Objective: Go through the entries one line at a time, and gather every line that has the word "React".

# Start of Data lines

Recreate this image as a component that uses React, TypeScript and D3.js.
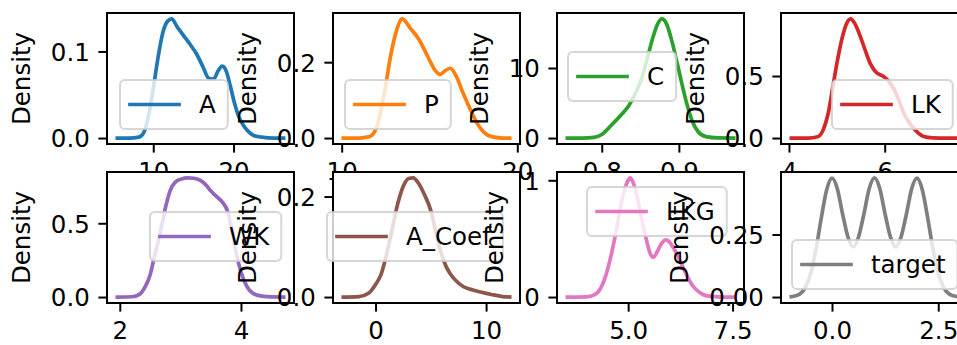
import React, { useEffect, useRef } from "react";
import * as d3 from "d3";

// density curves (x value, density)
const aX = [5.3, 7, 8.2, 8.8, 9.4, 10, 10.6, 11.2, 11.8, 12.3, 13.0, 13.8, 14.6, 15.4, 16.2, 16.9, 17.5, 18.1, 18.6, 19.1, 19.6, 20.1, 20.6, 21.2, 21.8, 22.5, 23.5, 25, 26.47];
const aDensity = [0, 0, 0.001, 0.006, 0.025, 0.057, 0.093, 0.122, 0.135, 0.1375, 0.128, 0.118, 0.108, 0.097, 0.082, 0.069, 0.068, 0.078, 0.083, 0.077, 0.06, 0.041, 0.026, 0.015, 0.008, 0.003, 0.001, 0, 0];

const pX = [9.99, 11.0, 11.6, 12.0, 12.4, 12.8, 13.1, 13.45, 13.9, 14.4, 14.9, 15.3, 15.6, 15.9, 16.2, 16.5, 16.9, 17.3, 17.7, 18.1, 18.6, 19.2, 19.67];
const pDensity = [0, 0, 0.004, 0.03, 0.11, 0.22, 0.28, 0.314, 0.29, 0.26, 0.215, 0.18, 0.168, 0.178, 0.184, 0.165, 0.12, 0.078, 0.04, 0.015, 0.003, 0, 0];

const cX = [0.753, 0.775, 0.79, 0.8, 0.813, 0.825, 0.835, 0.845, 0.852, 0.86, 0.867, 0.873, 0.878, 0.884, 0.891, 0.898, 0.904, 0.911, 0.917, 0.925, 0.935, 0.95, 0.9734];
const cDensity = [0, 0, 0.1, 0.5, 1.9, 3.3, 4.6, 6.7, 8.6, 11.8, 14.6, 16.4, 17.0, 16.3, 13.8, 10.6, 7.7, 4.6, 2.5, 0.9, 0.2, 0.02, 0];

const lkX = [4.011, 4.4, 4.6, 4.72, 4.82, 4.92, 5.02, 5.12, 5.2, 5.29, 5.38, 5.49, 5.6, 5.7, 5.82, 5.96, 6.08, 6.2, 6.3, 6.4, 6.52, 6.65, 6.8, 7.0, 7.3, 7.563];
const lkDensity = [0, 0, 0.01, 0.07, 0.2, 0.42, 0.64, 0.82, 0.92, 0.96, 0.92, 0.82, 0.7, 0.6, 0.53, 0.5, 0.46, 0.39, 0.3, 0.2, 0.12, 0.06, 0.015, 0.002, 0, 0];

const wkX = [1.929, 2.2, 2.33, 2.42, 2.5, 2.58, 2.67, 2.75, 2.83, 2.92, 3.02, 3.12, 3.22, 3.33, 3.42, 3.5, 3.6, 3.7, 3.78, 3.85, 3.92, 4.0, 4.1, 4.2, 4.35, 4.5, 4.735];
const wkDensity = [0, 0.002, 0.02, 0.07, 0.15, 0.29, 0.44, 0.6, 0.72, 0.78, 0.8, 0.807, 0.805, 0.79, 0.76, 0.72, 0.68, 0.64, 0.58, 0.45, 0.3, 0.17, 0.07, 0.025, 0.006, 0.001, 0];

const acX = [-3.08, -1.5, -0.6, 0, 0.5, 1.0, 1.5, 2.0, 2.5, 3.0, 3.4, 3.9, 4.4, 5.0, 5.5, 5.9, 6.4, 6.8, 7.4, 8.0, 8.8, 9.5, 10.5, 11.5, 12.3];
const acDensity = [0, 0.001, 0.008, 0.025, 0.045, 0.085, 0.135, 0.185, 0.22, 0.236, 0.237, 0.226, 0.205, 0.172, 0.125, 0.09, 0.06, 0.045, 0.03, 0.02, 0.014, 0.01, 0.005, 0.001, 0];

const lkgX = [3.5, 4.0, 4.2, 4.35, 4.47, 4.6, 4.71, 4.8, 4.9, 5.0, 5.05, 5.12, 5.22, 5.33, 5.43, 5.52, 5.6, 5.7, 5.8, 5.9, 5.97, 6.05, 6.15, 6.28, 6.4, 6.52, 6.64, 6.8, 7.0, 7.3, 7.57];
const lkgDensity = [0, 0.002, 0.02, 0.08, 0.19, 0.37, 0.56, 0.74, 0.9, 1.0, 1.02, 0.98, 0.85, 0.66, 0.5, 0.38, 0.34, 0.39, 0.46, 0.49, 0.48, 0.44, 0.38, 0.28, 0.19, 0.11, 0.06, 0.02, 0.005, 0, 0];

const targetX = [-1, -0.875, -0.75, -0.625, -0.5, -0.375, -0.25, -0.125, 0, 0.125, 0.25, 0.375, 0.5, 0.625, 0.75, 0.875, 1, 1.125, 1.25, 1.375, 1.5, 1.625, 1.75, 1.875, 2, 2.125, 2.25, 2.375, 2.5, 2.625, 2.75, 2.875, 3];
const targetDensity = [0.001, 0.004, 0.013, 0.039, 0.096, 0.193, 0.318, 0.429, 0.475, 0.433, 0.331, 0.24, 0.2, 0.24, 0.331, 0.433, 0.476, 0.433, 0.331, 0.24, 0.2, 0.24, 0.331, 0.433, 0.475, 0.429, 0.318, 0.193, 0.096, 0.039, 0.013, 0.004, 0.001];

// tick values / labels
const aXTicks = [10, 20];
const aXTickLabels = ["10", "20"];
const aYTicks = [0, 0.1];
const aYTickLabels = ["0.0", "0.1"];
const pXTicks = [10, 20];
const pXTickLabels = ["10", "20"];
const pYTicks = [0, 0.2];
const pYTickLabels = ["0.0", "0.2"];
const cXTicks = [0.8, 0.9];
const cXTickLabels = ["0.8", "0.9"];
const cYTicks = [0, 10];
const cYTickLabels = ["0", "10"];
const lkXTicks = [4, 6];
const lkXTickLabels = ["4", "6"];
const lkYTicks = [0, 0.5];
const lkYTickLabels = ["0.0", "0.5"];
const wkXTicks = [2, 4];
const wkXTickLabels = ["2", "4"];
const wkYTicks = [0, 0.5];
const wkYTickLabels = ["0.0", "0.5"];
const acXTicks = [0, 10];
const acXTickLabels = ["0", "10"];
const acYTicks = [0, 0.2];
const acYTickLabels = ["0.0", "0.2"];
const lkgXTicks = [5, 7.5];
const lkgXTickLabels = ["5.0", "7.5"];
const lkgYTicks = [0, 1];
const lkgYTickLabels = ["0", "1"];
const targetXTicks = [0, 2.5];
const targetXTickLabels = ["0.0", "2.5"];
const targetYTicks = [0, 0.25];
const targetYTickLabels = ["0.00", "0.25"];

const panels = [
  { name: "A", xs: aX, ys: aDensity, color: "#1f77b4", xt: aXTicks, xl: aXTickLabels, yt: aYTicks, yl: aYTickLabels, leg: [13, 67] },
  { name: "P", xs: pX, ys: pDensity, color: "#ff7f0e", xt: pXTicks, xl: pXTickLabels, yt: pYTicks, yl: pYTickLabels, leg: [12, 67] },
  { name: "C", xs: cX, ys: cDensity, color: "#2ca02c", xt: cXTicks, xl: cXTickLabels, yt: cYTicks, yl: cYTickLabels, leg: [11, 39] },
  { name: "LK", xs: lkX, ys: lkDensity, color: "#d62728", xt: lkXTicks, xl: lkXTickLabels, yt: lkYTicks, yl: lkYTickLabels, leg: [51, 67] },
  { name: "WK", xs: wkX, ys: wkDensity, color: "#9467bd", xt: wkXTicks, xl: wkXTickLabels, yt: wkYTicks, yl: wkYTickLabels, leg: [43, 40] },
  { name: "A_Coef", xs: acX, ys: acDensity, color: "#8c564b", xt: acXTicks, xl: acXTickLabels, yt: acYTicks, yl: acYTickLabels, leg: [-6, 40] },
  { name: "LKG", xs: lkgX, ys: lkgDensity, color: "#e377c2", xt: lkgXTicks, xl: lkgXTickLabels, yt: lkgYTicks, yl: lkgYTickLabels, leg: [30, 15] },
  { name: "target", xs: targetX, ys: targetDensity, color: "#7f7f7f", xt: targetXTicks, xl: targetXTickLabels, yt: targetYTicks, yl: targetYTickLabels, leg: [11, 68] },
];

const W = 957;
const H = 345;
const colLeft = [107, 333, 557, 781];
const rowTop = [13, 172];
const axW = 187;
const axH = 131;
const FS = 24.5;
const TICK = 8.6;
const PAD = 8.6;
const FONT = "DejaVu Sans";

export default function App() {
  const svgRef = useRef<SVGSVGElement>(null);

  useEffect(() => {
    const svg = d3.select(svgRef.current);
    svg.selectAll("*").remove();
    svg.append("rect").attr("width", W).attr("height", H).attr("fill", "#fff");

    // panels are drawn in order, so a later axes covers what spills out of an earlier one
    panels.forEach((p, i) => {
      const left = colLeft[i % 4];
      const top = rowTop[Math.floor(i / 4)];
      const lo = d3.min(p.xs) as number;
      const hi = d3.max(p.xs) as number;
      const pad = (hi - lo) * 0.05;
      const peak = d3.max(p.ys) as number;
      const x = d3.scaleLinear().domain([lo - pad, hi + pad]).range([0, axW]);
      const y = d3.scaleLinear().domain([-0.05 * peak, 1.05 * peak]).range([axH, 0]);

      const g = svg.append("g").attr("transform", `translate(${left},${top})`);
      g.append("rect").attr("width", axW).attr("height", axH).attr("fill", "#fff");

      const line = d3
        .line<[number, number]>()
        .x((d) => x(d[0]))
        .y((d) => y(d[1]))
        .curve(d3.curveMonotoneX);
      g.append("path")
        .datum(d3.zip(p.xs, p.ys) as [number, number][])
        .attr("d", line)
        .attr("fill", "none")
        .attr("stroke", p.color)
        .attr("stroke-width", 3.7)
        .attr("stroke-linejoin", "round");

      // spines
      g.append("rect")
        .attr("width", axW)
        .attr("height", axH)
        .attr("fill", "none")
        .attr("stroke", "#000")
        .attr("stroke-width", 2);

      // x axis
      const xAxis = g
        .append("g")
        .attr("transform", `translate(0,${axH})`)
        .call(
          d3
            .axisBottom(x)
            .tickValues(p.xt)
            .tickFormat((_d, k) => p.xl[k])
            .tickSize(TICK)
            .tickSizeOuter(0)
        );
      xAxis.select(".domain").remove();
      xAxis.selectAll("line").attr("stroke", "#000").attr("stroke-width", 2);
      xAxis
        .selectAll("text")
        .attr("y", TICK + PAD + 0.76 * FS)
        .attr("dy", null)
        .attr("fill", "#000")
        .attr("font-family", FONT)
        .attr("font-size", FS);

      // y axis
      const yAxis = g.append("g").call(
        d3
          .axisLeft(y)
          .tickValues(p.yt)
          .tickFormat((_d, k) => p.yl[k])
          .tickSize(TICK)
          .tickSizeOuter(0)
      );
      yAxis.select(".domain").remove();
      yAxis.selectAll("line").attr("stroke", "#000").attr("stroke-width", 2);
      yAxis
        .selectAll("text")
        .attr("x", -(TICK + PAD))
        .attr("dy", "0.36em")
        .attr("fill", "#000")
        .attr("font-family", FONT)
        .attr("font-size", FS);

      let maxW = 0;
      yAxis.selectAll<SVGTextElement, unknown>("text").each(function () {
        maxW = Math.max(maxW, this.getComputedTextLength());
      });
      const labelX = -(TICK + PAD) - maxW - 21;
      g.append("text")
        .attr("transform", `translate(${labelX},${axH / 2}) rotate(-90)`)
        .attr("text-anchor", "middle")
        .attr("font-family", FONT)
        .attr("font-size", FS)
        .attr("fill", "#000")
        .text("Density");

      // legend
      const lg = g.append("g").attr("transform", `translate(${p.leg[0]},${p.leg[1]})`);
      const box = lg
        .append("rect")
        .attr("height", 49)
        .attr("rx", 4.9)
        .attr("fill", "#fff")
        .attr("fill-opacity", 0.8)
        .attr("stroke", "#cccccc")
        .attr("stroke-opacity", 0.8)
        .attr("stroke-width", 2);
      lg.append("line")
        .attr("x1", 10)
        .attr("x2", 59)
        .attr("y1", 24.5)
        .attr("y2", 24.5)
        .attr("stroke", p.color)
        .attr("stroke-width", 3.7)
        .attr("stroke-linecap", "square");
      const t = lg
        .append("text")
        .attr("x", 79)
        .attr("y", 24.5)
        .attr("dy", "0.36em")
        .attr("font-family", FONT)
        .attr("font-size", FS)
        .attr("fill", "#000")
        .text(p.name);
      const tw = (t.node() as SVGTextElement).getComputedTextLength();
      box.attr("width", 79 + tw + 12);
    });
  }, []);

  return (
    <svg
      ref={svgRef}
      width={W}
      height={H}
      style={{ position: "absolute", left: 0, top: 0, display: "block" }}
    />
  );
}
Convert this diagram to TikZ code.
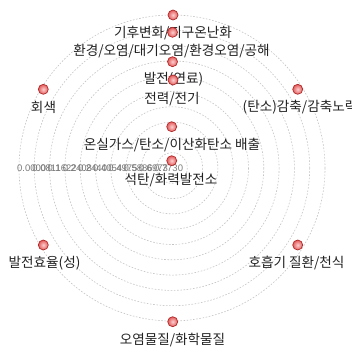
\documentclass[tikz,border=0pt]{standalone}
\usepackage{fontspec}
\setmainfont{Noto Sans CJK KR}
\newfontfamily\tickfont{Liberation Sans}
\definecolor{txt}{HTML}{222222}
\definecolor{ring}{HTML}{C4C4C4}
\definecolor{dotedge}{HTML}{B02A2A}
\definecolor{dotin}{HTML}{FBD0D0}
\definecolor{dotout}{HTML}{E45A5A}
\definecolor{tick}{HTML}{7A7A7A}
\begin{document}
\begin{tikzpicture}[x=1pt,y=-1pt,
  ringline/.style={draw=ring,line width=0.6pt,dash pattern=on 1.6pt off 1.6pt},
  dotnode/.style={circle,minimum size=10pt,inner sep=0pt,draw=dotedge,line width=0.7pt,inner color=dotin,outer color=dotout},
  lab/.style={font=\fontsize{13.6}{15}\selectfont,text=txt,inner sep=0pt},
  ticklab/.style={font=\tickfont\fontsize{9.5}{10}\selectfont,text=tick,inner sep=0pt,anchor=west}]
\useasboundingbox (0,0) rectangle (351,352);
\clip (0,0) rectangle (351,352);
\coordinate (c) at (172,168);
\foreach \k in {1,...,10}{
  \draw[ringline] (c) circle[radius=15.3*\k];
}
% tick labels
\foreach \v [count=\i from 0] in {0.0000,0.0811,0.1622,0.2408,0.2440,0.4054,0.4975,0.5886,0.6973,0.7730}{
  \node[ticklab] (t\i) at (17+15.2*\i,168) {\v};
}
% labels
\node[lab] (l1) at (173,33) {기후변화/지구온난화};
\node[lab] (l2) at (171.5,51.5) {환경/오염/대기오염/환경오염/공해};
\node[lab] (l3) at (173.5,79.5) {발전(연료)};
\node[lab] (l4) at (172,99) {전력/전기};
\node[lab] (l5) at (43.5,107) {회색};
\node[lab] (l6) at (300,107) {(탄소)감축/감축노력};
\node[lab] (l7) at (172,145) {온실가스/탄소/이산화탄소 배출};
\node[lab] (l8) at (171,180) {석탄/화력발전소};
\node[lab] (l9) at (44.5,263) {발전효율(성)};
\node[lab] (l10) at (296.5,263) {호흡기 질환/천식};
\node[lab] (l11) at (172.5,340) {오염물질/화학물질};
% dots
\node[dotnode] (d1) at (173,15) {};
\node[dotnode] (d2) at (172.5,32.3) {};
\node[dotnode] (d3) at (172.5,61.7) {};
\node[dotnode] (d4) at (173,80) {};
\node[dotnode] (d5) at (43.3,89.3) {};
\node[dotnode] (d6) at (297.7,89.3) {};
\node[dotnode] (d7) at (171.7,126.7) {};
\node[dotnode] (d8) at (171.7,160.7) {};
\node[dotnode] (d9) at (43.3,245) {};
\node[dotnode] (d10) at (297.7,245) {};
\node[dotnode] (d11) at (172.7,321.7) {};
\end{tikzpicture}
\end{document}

# End of Data lines

Answer to this problem:
Recreate this image as a component that uses React, TypeScript and D3.js.
import React, { useEffect, useRef } from "react";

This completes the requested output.